I Can Still Make Cheyenne, George Strait




Wednesday, April 1, 2015

Ski Season Off Season (The Mud Season Blues)


   No longer  living in a Ski Area, I already have the Mud Season Blues. What is the off Season? What is the Mud Season? If you have never lived near or at a Ski Area. Most Ski Areas in the West close by April 15. Sometimes if they have a lot of snow they will extend there use permit with the Forest Service, (most ski areas in Colorado are on U.S. Forest Service Properties, National Forests.) They will extend their insurance and therefore extend the ski season. Most areas do not extend the season unless conditions are incredible. What does all of this have to do with off season. Areas close by April 15, they do not reopen for the late spring or summer season until May15 or sometimes into June. You have no work. The mountains are muddy with melting snow and no one, no one is around everything is closed.


   I have had some of the greatest off season vacations ever. You save your money all season, if you are a waiter, or a ski tech, or ski employee and you take a vacation for a month. I have travelled America and Canada by rail. Gone to the Ocean in California, Baja, and Cancun for a month, joked about how not many girls are ski bums, although I have had some great girl ski companions it is rare.
So when we went to the sea it was in search of sun, sand, skin, and sisters. I have a short story that I use  that line in Titled (The Rolling Reverend.) It is actually a very good story. Perhaps my best yet, I think it is probably the most commercially sellable story any way. The reason is the humor and the topic. I became stuck in it when the reverend attempts to give his version of the Sermon on the Mound. Anyway there are three to four more ski stories I need to button up for my collection.


   Back to the off season blues, the most memorable off seasons I have spent are in the ski areas that I did not leave. Everyone is gone the towns are empty and a few local pubs and stores stay open. The real hard cores stay. You take your skis and walk up and ski the soft vanilla cream melting snows and then come down through the muck and mud and running streams of mountain water and have lunch with your local friends. Just too much fun and excitement, too much adrenaline. Dodging rocks and large areas of gravel and green growing grass.


   Vail was my most favorite. Late at night walking around the village and up the trails to the restaurants and bars from lower to upper Bridge Street. You could hear all the Mountain Streams breaking the silence in the dark running downhill. The Mountain was alive and thriving in the growth of new life. Aah! the off season, thinking about it now, don't think there was anything blue about it at all. These days I don't have off seasons, I did when I lived and worked in Aspen, recently. However even those days have ended. Perhaps I will again in the future when I move to Oregon. Maybe I'll experience and Ocean off season. I almost had the perfect off season set up. Living in Vail in the winter and Charleston, South Carolina in  the summer. Someday I will tell the story of the Former Georgia State Trooper who stole $50,000 dollars from our packing and shipping companies Western Union and dashed our dreams of opening packaging and shipping stores in the Mountains and the Ocean, every year. Not Today Berta! Truly and Off Season Blues Story.

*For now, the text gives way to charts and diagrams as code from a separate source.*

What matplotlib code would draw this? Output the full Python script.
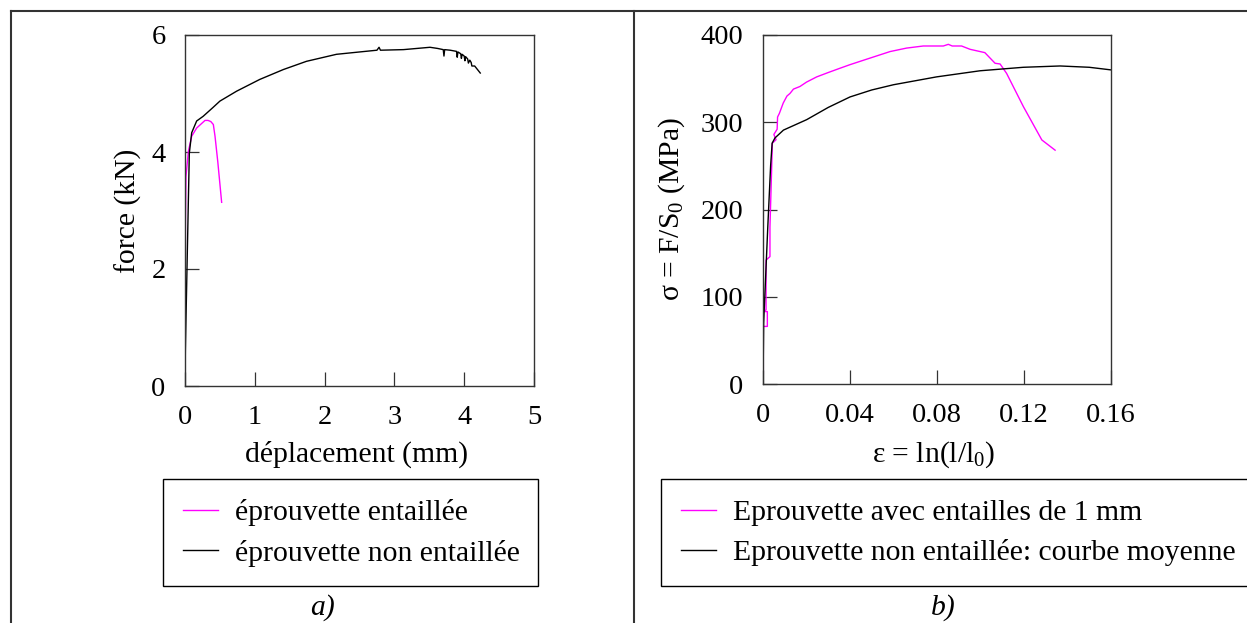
import matplotlib
matplotlib.use("Agg")
import matplotlib.pyplot as plt
from matplotlib.lines import Line2D

plt.rcParams['font.family'] = ['Liberation Serif', 'DejaVu Serif']
plt.rcParams['mathtext.fontset'] = 'custom'
plt.rcParams['mathtext.rm'] = 'Liberation Serif'
plt.rcParams['mathtext.it'] = 'Liberation Serif:italic'

# a) force / déplacement
depl_non_entaillee = [0, 0.005, 0.033, 0.062, 0.096, 0.167, 0.26, 0.40, 0.50, 0.74, 1.07,
                      1.41, 1.74, 2.17, 2.50, 2.75, 2.78, 2.80, 3.13, 3.51, 3.62, 3.70,
                      3.71, 3.72, 3.80, 3.89, 3.90, 3.91, 3.95, 3.96, 3.97, 4.00, 4.01,
                      4.02, 4.05, 4.06, 4.08, 4.10, 4.11, 4.15, 4.23]
force_non_entaillee = [0, 0.6, 2.27, 3.98, 4.33, 4.53, 4.61, 4.76, 4.87, 5.04, 5.24,
                       5.41, 5.55, 5.67, 5.71, 5.74, 5.79, 5.74, 5.75, 5.79, 5.77, 5.75,
                       5.64, 5.75, 5.74, 5.72, 5.62, 5.71, 5.68, 5.60, 5.67, 5.64, 5.56,
                       5.63, 5.59, 5.52, 5.57, 5.53, 5.47, 5.47, 5.35]

depl_entaillee = [0, 0.003, 0.006, 0.014, 0.048, 0.096, 0.167, 0.287, 0.33, 0.37,
                  0.406, 0.43, 0.47, 0.525]
force_entaillee = [0, 1.5, 2.8, 3.58, 4.01, 4.27, 4.41, 4.54, 4.54, 4.52,
                   4.47, 4.27, 3.83, 3.14]

# b) contrainte / déformation
eps_moyenne = [0, 0.0003, 0.0022, 0.0035, 0.0042, 0.0055, 0.0094, 0.0201, 0.030, 0.040,
               0.050, 0.060, 0.0798, 0.0998, 0.1197, 0.1366, 0.150, 0.160]
sig_moyenne = [0, 70, 180, 250, 276, 282, 291, 303, 317, 329,
               337, 343, 352, 359, 363, 364.5, 363, 360]

eps_entaille = [0, 0.00015, 0.00015, 0.0020, 0.0020, 0.00015, 0.0014, 0.0014, 0.0032,
                0.0032, 0.0040, 0.0043, 0.0060, 0.0050, 0.0065, 0.0067, 0.0075, 0.0093,
                0.011, 0.0124, 0.0140, 0.0170, 0.020, 0.0247, 0.030, 0.0355, 0.040,
                0.0461, 0.0584, 0.066, 0.0737, 0.0829, 0.0852, 0.0870, 0.0913, 0.0952,
                0.102, 0.1067, 0.109, 0.112, 0.1197, 0.1282, 0.1343]
sig_entaille = [0, 12, 66, 66, 83, 83, 85, 142, 146, 180, 249, 276, 280, 286, 292, 306,
                310, 322, 330, 333, 338, 341, 346, 352, 357, 362, 366, 371, 381, 385,
                387.4, 387.4, 389.3, 387.4, 387.4, 383.6, 379.8, 367.6, 366.8, 356,
                318, 279.7, 268]

W, H = 1247, 623
fig = plt.figure(figsize=(W / 100, H / 100), dpi=100)


def fx(x):
    return x / W


def fy(y):
    return 1 - y / H


# outer frame and divider
for xs, ys in [([11, W], [11, 11]), ([11, 11], [11, H]), ([634, 634], [11, H])]:
    fig.add_artist(Line2D([fx(v) for v in xs], [fy(v) for v in ys],
                          color='#333333', lw=1.5))

ax1 = fig.add_axes([fx(185), fy(386), fx(534 - 185), (386 - 35) / H])
ax2 = fig.add_axes([fx(763), fy(384), fx(1111 - 763), (384 - 35) / H])

ax1.plot(depl_entaillee, force_entaillee, color='#ff00ff', lw=1,
         label='éprouvette entaillée')
ax1.plot(depl_non_entaillee, force_non_entaillee, color='black', lw=1,
         label='éprouvette non entaillée')
ax1.set_xlim(0, 5)
ax1.set_ylim(0, 6)
ax1.set_xticks([0, 1, 2, 3, 4, 5])
ax1.set_yticks([0, 2, 4, 6])
ax1.set_xlabel('déplacement (mm)', fontsize=21.3)
ax1.set_ylabel('force (kN)', fontsize=21.3)
ax1.yaxis.set_label_coords(-0.123, 0.5)
ax1.xaxis.set_label_coords(0.49, -0.155)

ax2.plot(eps_entaille, sig_entaille, color='#ff00ff', lw=1,
         label='Eprouvette avec entailles de 1 mm')
ax2.plot(eps_moyenne, sig_moyenne, color='black', lw=1,
         label='Eprouvette non entaillée: courbe moyenne')
ax2.set_xlim(0, 0.16)
ax2.set_ylim(0, 400)
ax2.set_xticks([0, 0.04, 0.08, 0.12, 0.16])
ax2.set_xticklabels(['0', '0.04', '0.08', '0.12', '0.16'])
ax2.set_yticks([0, 100, 200, 300, 400])
ax2.set_xlabel('ε = ln(l/l$_0$)', fontsize=21.3)
ax2.set_ylabel('σ = F/S$_0$ (MPa)', fontsize=21.3)
ax2.yaxis.set_label_coords(-0.218, 0.5)
ax2.xaxis.set_label_coords(0.49, -0.16)

for ax in (ax1, ax2):
    for s in ax.spines.values():
        s.set_color('#333333')
        s.set_linewidth(1)
    ax.tick_params(direction='in', length=10, width=0.9, color='#333333',
                   top=False, right=False, labelsize=20.5, pad=14)

leg_kw = dict(loc='upper left', mode='expand', fontsize=21.3, handlelength=1.2,
              handletextpad=0.58, borderpad=0.67, labelspacing=0.45,
              borderaxespad=0, fancybox=False, framealpha=1,
              edgecolor='black', bbox_transform=fig.transFigure)
l1 = ax1.legend(bbox_to_anchor=(fx(163), fy(480), fx(538 - 163), 0.001), **leg_kw)
l2 = ax2.legend(bbox_to_anchor=(fx(661), fy(480), fx(1270 - 661), 0.001), **leg_kw)
for leg in (l1, l2):
    leg.get_frame().set_linewidth(1)
    leg.set_clip_on(False)

fig.text(fx(322), fy(608), 'a)', style='italic', fontsize=21.3, ha='center', va='center')
fig.text(fx(943), fy(608), 'b)', style='italic', fontsize=21.3, ha='center', va='center')

fig.savefig('out.png', dpi=100)
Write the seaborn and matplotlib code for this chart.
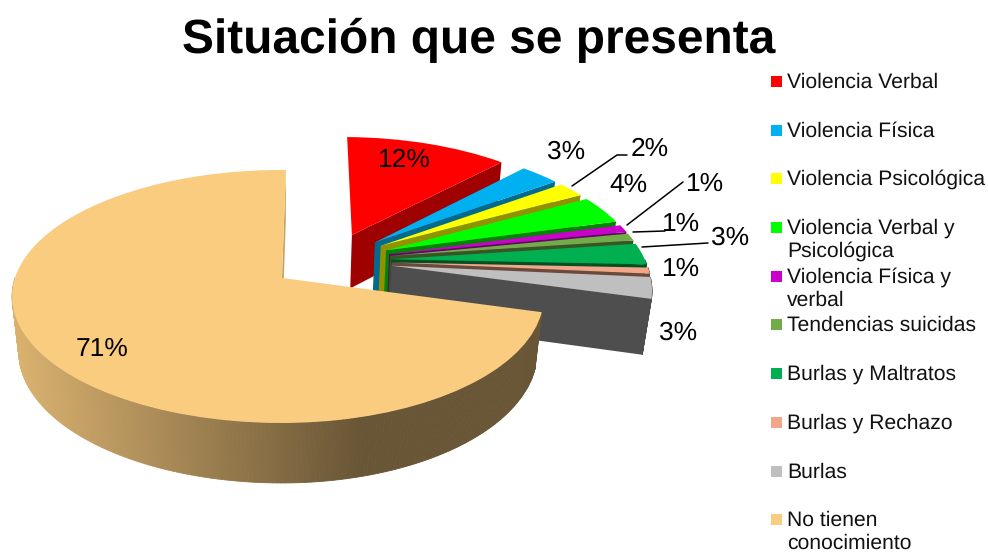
import numpy as np
import matplotlib
matplotlib.use("Agg")
import matplotlib.pyplot as plt
from matplotlib.transforms import Transform
from matplotlib.patches import Rectangle
import seaborn as sns

# ---- data ----
categories = ["Violencia Verbal", "Violencia Física", "Violencia Psicológica",
              "Violencia Verbal y\nPsicológica", "Violencia Física y\nverbal",
              "Tendencias suicidas", "Burlas y Maltratos", "Burlas y Rechazo",
              "Burlas", "No tienen\nconocimiento"]
values = [12, 2.9, 2, 3.7, 1, 1, 2.8, 0.8, 2.8, 71]
hex_colors = ["#FF0000", "#00B0F0", "#FFFF00", "#00FF00", "#CC00CC",
              "#70AD47", "#00B050", "#F4A58A", "#BFBFBF", "#FACC80"]
title = "Situación que se presenta"

# ---- style / layout ----
sns.set_theme(style="white")
plt.rcParams["font.family"] = ["Liberation Sans", "DejaVu Sans"]
plt.rcParams["text.hinting"] = "no_hinting"
palette = sns.color_palette(hex_colors)

W, H = 988, 552
CX, CY = 282.0, 278.0      # pixel of the perspective origin
RX_L, RX_R, RY = 267.0, 259.0, 123.8   # half axes (left, right, vertical)
K, M, DEPTH = 0.146, 0.025, 56.4


def proj(u, v, z=0.0):
    u, v, z = np.asarray(u, float), np.asarray(v, float), np.asarray(z, float)
    f = 1.0 / (1.0 + K * v + M * z)
    rx = np.where(u < 0, RX_L, RX_R)
    return CX + rx * u * f, CY - RY * v * f + DEPTH * z * f


class Perspective(Transform):
    input_dims = output_dims = 2
    is_affine = False

    def transform_non_affine(self, values):
        values = np.asarray(values, float)
        x, y = proj(values[:, 0], values[:, 1])
        return np.column_stack([x, y])


fig = plt.figure(figsize=(W / 100, H / 100), dpi=100, facecolor="white")
ax = fig.add_axes([0, 0, 1, 1])
wedges, _ = ax.pie(values, explode=[0.24] * len(values), colors=palette,
                   startangle=89, counterclock=False, center=(0.192, 0.144),
                   radius=1.0, wedgeprops=dict(linewidth=0))
ax.set_aspect("auto")
ax.set_xlim(0, W)
ax.set_ylim(H, 0)
ax.axis("off")
T = Perspective() + ax.transData


def shade(col, s):
    return tuple(c * s for c in col)


for i, w in enumerate(wedges):
    base = i * 10
    col = palette[i]
    c0, c1 = w.center
    r = w.r
    w.set_transform(T)
    w.set_zorder(base + 5)
    w.set_clip_on(False)
    # outer rim, front-facing part only
    angs = np.arange(w.theta1, w.theta2 + 0.75, 0.75)
    angs[-1] = min(angs[-1], w.theta2)
    for a0, a1 in zip(angs[:-1], angs[1:]):
        if np.sin(np.radians((a0 + a1) / 2)) > 0:
            continue
        t = np.radians([a0, a1])
        u = c0 + r * np.cos(t)
        v = c1 + r * np.sin(t)
        xt, yt = proj(u, v, 0.0)
        xb, yb = proj(u, v, 1.0)
        s = np.interp(xt.mean(), [15, 360, 560], [0.87, 0.42, 0.42])
        fc = shade(col, s)
        ax.fill([xt[0], xt[1], xb[1], xb[0]], [yt[0], yt[1], yb[1], yb[0]],
                fc=fc, ec=fc, lw=0.6, zorder=base + 1)
    # radial cut face at the clockwise end of the slice
    t = np.radians(w.theta1)
    u = np.array([c0, c0 + r * np.cos(t)])
    v = np.array([c1, c1 + r * np.sin(t)])
    xt, yt = proj(u, v, 0.0)
    xb, yb = proj(u, v, 1.0)
    ang_top = (90 - w.theta1) % 360
    s = np.interp(ang_top, [40, 55, 107], [0.63, 0.6, 0.4]) if i < 9 else 0.8
    ax.fill([xt[0], xt[1], xb[1], xb[0]], [yt[0], yt[1], yb[1], yb[0]],
            fc=shade(col, s), ec="none", zorder=base + 2)

# ---- percentage labels ----
label_xy = [(404, 160), (566, 152), (650, 149), (628, 185), (705, 184),
            (681, 224), (730, 238), (681, 269), (678, 333), (102, 349)]
for val, (x, y) in zip(values, label_xy):
    ax.text(x, y, f"{round(val)}%", fontsize=19, color="black", ha="center",
            va="center", zorder=200)

# ---- leader lines ----
leaders = [([572, 617, 627], [186, 155, 155]),
           ([627, 683], [225, 182]),
           ([633, 665], [232, 231]),
           ([642, 708], [247, 243])]
for lx, ly in leaders:
    ax.plot(lx, ly, color="black", lw=1.1, zorder=190)

# ---- legend ----
legend_y = [81, 130, 178, 227, 276, 324, 373, 422, 471, 519]
for cat, col, y in zip(categories, palette, legend_y):
    ax.add_patch(Rectangle((771, y - 5.5), 11, 11, fc=col, ec="none", zorder=200))
    for j, line in enumerate(cat.split("\n")):
        ax.text(787, y + 1.5 + 23 * j, line, fontsize=15.25, color="#111111",
                ha="left", va="center", zorder=200)

# ---- title ----
ax.text(479, 40, title, fontsize=34.5, fontweight="bold", color="black",
        ha="center", va="center", zorder=200)

ax.set_xlim(0, W)
ax.set_ylim(H, 0)
fig.savefig("out.png", dpi=100, facecolor="white")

   I have had somewhat of an Epiphany regarding the research for my Historical Novel. For almost all the time I have researched and thought about the work I have fixated on Arapahoe Basin. I know the principles and have spoken to them about the work. I have completely excluded half of the equation. The half I have neglected is the mountain of Keytone, which eventually bought Arapahoe Basin. I know it was started by Max and Edna Dercum and Earl Eaton. Max wrote a book. Titled, It's all Down Hill from Here, Edna. The thing about it is I don't know who the principles were in 1978-79. I have aways believed it was Ralston Purina owned by Senator Dansforth. I could be total off base because I have neglected to do my  research. It not only opens up a whole new chapter of the work. It may hold the key to the truth of the event that I have been seeking. The truth is I didn't pursue the Senator in my research I omitted what is most likely the most important piece of truth and fact. What was Keystones motivation to own Arapahoe Basin? The Mountain at the time was probably the second largest ski area in the world. Second only to Vail. It was almost seven miles long in frontage on the highway with terrain in the mountains. The History of both of these areas is so new that the truth is there isn't that much. Excepting the interviewing of the principals involved. I suppose it is public record who owned what and the time frame they owned it in. I do know that after Keystone purchased Arapahoe Basin and Copper Mountain, they were forced to sell off Arapahoe Basin in an anti-trust lawsuit. What was that about and what brought that on?


   I have just recently ventured on to the Campus of Mesa University. It shouldn't be too hard to take a trip to their Library and see what information and documents are available. The Summit County Historical Society and Mary Ellen Gilliland are also excellent sources of information. I was also told to attend the Legends of Skiing Dinner in the Fall and that there are key individuals to interview regarding the history. I look forward to the day that I become financially independent enough to pursue this full time or that I get my writing act together enough to get a contract to do it. In the meantime it still is an enjoyable hobby and pursuit. I am at the stage with it to want to pursue it on a more aggressive level. Time does indeed take care of things. I hope it is on my side. I don't know how long or how old the key principles are. Will they still be alive to be interviewed.?

   Off season no such thing in the city, just people going to work and living there lives. They don't know of skiing rocky terrain or even owning a pair of mud skis so you don't wreck your good skis. It seems that they know of the blues, just a different kind of them.

   Today we need to celebrate Spring. I decided on two songs for the occasion. The first is what it feels like to me to be in a city. The second is the Best High Lonesome Loser Cowboy Song that I have ever heard.
"The Weight" The Band
"Cheyenne" George Strait

Happy Easter, hope spring brings joy and happiness into your daily life and world!